━━━━━ Dataset

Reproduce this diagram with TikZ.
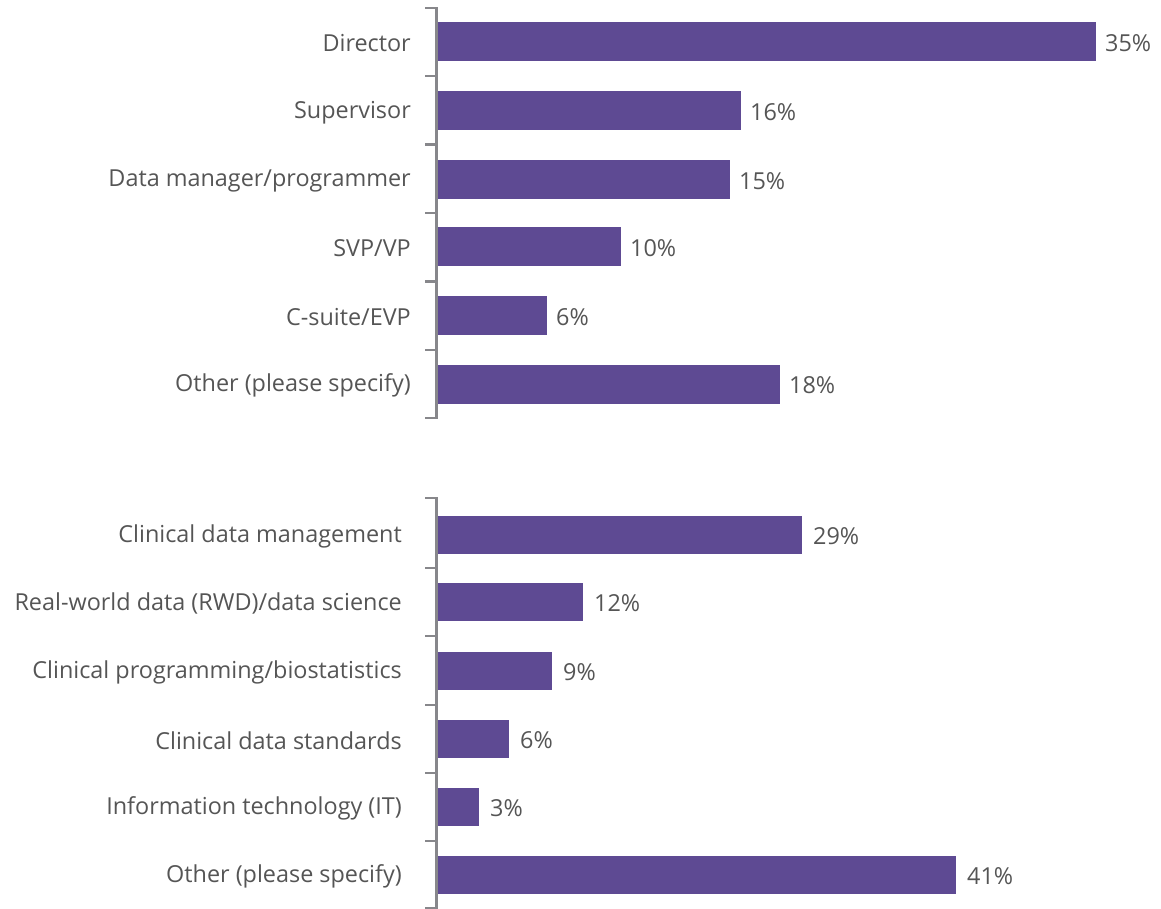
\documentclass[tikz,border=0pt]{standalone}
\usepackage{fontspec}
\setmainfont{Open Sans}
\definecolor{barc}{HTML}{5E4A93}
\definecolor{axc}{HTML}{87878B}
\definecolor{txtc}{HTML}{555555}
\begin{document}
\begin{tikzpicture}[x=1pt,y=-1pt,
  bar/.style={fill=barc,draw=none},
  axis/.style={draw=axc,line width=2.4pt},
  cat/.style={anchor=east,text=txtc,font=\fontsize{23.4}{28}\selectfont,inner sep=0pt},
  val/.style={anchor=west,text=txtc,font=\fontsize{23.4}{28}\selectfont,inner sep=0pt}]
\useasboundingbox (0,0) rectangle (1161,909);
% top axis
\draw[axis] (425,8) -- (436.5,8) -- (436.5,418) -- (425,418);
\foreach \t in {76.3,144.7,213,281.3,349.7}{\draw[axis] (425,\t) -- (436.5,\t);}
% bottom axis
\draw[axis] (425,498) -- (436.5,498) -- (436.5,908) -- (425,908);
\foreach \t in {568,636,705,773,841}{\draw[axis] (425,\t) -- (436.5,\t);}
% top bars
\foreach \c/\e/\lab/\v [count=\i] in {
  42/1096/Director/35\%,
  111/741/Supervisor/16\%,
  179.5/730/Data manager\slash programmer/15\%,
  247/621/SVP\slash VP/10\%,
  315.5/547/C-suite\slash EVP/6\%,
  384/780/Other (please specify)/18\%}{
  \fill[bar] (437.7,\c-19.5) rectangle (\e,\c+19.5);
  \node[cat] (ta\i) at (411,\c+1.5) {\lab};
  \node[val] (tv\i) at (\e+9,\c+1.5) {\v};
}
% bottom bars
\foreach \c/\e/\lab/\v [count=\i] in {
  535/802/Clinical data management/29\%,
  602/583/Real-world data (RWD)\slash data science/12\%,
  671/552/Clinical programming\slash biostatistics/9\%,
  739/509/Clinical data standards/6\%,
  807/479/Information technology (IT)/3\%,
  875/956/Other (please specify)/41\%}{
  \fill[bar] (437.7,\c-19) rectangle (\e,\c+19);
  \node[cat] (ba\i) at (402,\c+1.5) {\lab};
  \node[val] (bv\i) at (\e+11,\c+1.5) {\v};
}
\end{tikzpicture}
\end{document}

━━━━━━━━━━
━━━━━ Dataset

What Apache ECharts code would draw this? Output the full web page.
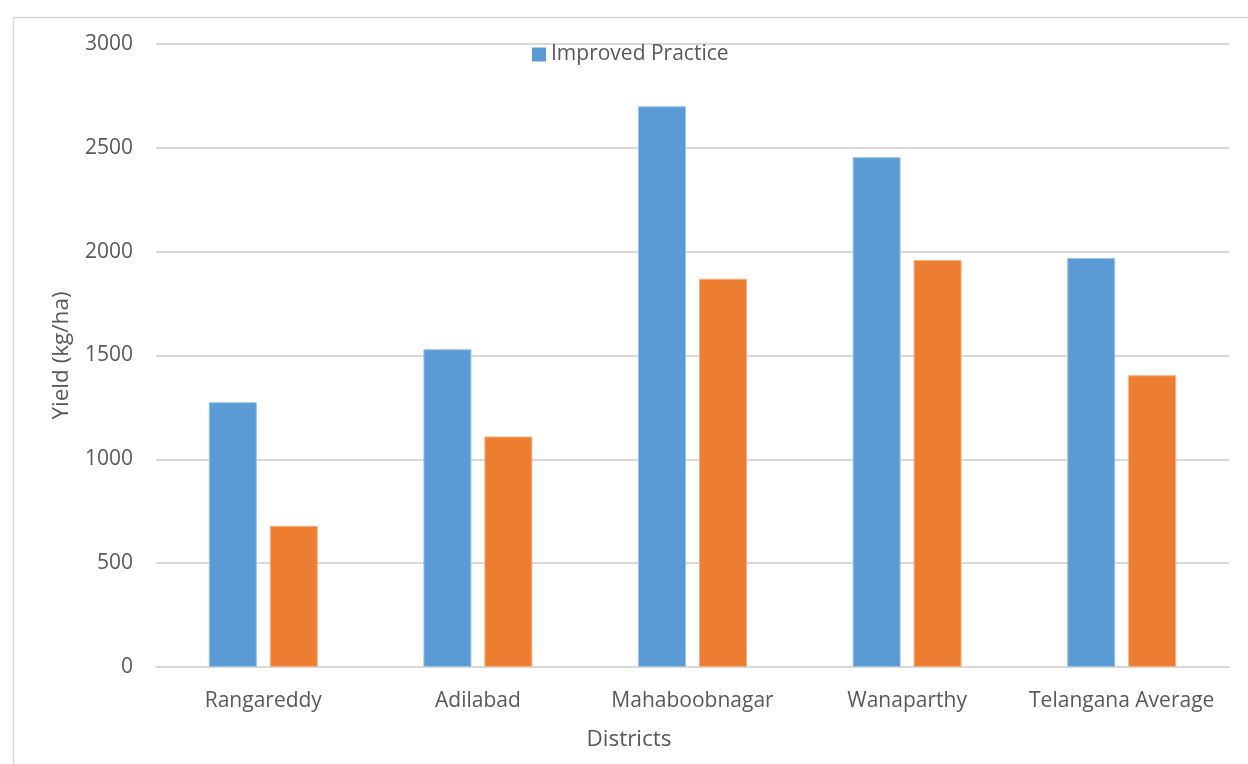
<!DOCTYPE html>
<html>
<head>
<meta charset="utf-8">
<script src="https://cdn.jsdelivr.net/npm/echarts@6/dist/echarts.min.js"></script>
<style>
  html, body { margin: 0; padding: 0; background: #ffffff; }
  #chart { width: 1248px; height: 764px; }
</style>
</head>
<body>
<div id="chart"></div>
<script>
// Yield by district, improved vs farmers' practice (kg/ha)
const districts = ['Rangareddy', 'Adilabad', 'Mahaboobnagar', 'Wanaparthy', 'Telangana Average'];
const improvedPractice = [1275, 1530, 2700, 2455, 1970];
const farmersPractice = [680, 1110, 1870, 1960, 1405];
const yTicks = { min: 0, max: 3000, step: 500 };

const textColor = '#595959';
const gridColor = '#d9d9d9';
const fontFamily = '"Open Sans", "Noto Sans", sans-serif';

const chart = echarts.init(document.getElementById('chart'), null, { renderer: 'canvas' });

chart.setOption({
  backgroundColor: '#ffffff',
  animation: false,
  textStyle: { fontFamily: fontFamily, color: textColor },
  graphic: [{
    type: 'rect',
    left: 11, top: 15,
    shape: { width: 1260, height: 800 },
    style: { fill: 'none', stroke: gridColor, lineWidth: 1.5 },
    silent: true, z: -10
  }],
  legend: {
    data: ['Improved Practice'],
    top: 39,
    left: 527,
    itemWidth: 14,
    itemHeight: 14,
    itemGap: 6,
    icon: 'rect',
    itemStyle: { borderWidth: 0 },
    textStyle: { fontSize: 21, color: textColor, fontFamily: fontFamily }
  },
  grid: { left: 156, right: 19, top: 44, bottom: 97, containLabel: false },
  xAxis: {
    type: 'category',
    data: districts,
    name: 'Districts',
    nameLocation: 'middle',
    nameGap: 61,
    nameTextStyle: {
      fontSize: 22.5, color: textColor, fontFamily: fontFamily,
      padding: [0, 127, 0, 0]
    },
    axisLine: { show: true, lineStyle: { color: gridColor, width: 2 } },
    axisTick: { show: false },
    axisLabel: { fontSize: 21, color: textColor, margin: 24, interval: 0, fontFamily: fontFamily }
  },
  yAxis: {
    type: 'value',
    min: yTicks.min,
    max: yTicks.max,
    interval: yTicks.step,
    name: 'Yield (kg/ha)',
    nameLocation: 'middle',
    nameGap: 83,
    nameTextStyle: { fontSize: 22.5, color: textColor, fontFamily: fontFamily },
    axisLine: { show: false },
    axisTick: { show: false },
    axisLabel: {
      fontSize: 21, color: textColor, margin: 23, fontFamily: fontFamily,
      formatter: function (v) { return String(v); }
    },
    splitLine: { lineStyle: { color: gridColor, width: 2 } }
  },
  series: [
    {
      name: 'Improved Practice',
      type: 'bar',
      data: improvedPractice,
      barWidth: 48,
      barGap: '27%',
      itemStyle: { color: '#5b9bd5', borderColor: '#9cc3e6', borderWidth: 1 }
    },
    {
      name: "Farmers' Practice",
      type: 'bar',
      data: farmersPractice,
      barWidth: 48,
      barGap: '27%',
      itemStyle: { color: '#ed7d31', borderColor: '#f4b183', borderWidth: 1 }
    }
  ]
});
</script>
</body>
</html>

━━━━━━━━━━

### [Required task]
Copy each line of the data above that holds "draw".

### [The result]
  bar/.style={fill=barc,draw=none},
  axis/.style={draw=axc,line width=2.4pt},
\draw[axis] (425,8) -- (436.5,8) -- (436.5,418) -- (425,418);
\foreach \t in {76.3,144.7,213,281.3,349.7}{\draw[axis] (425,\t) -- (436.5,\t);}
\draw[axis] (425,498) -- (436.5,498) -- (436.5,908) -- (425,908);
\foreach \t in {568,636,705,773,841}{\draw[axis] (425,\t) -- (436.5,\t);}
What Apache ECharts code would draw this? Output the full web page.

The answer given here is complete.